Given cost, single-payer health care doomed to fail in Colorado, too

Tony Gagliardi NFIB
Tony Gagliardi NFIB

The votes are in: Obamacare has failed. What else is there to conclude from the 156,107 signatures of Coloradans on a petition for a single-payer health care system that supporters turned into the secretary of state for validation?

Here’s the bad news for the Colorado Care campaign: Should your initiative make it on to the November 2016 ballot and pass, single-payer will fail here, too. Look to Vermont for the same reason why: cost.

In 2010, “Single Payer” Pete Shumlin ran for governor of Vermont promising a new health care system that would cover everyone. “During the campaign, I said single-payer is dead,” warned Scott Milne to the Christian Science Monitor. Milne narrowly lost to Shumlin. “I’m telling you that now, and Peter Shumlin’s going to wait until after the election.”
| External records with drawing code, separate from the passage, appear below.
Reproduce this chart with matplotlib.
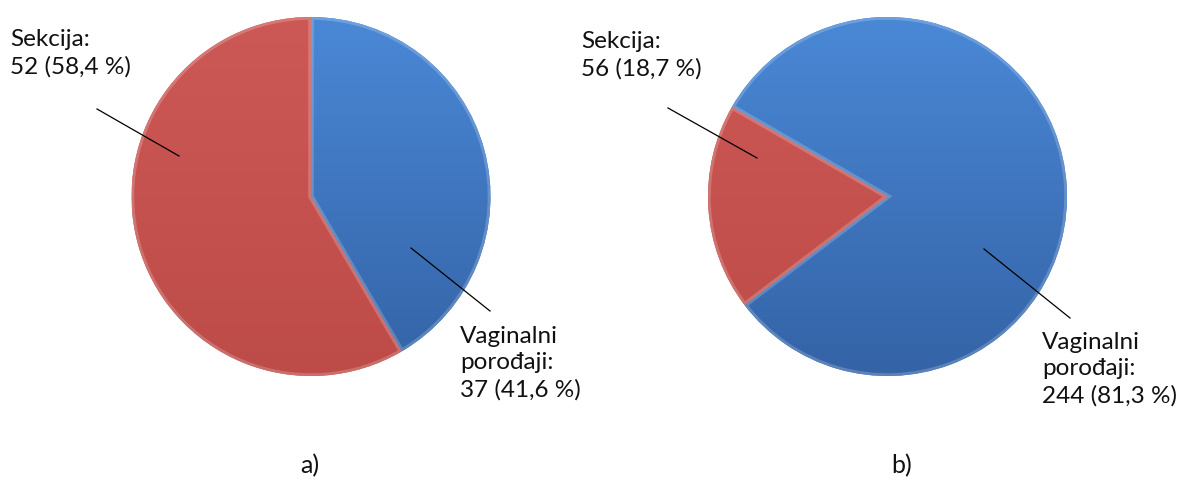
import numpy as np
import matplotlib
matplotlib.use("Agg")
import matplotlib.pyplot as plt
from matplotlib.colors import LinearSegmentedColormap

# data
categories = ["Vaginalni\nporođaji", "Sekcija"]
counts_a = [37, 52]
counts_b = [244, 56]
panel_labels = ["a)", "b)"]

plt.rcParams["font.family"] = ["Lato", "DejaVu Sans"]

W, H = 1181, 482
fig = plt.figure(figsize=(W / 100, H / 100), dpi=100)
ax = fig.add_axes([0, 0, 1, 1])
ax.set_xlim(0, W)
ax.set_ylim(0, H)
ax.axis("off")

blue_cm = LinearSegmentedColormap.from_list("b", ["#3463a6", "#4a88d6"])
red_cm = LinearSegmentedColormap.from_list("r", ["#bd4b48", "#cd5956"])
grad = np.linspace(0, 1, 256).reshape(-1, 1)

def fmt(n, total):
    return "{} ({} %)".format(n, ("%.1f" % (100.0 * n / total)).replace(".", ","))

def draw_pie(counts, center, radius, start, labels_pos, lines, panel, panel_pos):
    cx, cy = center[0], H - center[1]
    wedges, _ = ax.pie(counts, center=(cx, cy), radius=radius, startangle=start,
                       counterclock=False, colors=["#4a88d6", "#cd5956"],
                       wedgeprops=dict(linewidth=0), frame=True)
    for w, cm in zip(wedges, [blue_cm, red_cm]):
        im = ax.imshow(grad, extent=[cx - radius, cx + radius, cy - radius, cy + radius],
                       cmap=cm, origin="lower", aspect="auto", zorder=2)
        im.set_clip_path(w)
        # soft bevel highlight along edges
        ax.add_patch(matplotlib.patches.Wedge((cx, cy), radius, w.theta1, w.theta2,
                                              facecolor="none", edgecolor="white",
                                              alpha=0.2, lw=4, zorder=3, clip_path=w))
    total = sum(counts)
    for name, n, (tx, ty), ((x0, y0), (x1, y1)) in zip(categories, counts, labels_pos, lines):
        ax.text(tx, H - ty, name + ":\n" + fmt(n, total), fontsize=17.5, color="#111111",
                ha="left", va="top", linespacing=1.32, zorder=5)
        ax.plot([x0, x1], [H - y0, H - y1], color="black", lw=0.9, zorder=4)
    ax.text(panel_pos[0], H - panel_pos[1], panel, fontsize=18, color="#111111",
            ha="center", va="center")

draw_pie(counts_a, (311, 196.5), 179.5, 90,
         [(460, 326), (10, 29)],
         [((411, 248), (490, 311)), ((97, 109), (179, 156))],
         panel_labels[0], (310, 466))
draw_pie(counts_b, (887.5, 196.5), 179.5, 150,
         [(1042, 332), (581, 31)],
         [((984, 249), (1070, 318)), ((668, 108), (757, 158))],
         panel_labels[1], (902, 466))

ax.set_xlim(0, W)
ax.set_ylim(0, H)
ax.set_aspect("auto")
fig.savefig("out.png", dpi=100)
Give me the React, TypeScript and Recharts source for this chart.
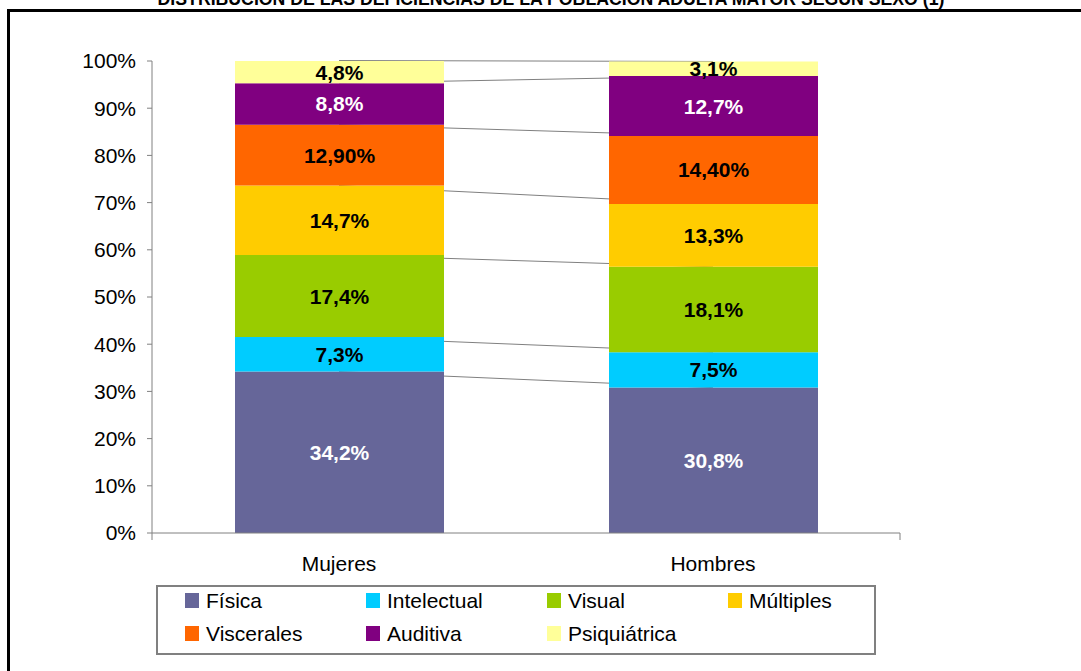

Milne’s prediction proved correct. In December, Shumlin pulled the plug. “The governor’s push to make Vermont the first state with a publicly financed health care system was always contingent on finding an affordable way to pay for the plan,” editorialized the Burlington Free Press. “In announcing his decision, the governor said, ‘It became clear that the risk of economic shock is too high at this time to offer a plan I can responsibly support for passage in the Legislature.’ ”

Rarely has “shock” been such an understatement.
“The financing plan called for an 11.5 percent payroll tax for employers and a 9.5 percent tax on all Vermonters. Small business owners — who would be both employer and employee — would have to pay both,” the editorial stated.

Imagine Shumlin’s plan exported to Colorado, where, according to the U.S. Small Business Administration, small businesses employ about half of the more than 990,000 in the private work force and constitute nearly 98 percent of all employers. Better yet, visualize closed shops, abandoned Main streets and decaying communities. There’s no way a small business owner could afford single-payer health care.

Guess what? Vermont has come to Colorado. Proposed Initiative 20 also calls for taxing employers and employees, as enumerated in Subsection 9, but there’s more — much, much more. While the percentages were kept low enough for public relations purposes to make quibbling with them seem petty and churlish, the number of them astounds and small business owners will be levied on more than one of them.

According to economist Greg Sobetski of the Colorado Legislative Council staff, the initiative taxes “wages, salaries, tips, dividends, interest, rents, business proprietors’ income, farm proprietors’ income, capital gains, pensions, annuities, and Social Security income to the extent taxed by the state under current law.” Sobetski estimates $25 billion in new tax revenue will have been raised under the initiative’s first full year of implementation.

The price tag of Vermont’s single-payer system killed it, so backers of Colorado Care no doubt wanted a bigger bite of the apple to make sure the same fate wouldn’t befall them. But here’s the billion dollar question: How much tax revenue can you raise from businesses no longer in operation and employees no longer working?

Shumlin was back in the news recently, announcing that two years late, Vermont’s Health Connect, which was built to accommodate Obamacare, might finally be working correctly. When running for governor and campaigning for a single-payer system, he had called Vermont Health Connect a “nothing burger.”Our state’s equivalent, Connect for Colorado, has also run less than smoothly. While small business owners sympathize with wanting something different, pouring gasoline on the grill cooking our nothing burger is not the way.

For nearly three decades, the people who care most about their employees, small business owners, have listed the cost of health care as their biggest problem. Most of them want to provide it, but can’t afford to do so. Part of the problem is due to policymakers’ inability to invert the equation: Get costs under control and cover more people. There are ways, such as allowing small business owners to form greater purchasing pools for health care, including across state lines. But until now, it has all fallen on deaf ears.

Obamacare has only exacerbated the problem. But maybe the coming crisis certain to be created by Colorado Care will finally get people to listen.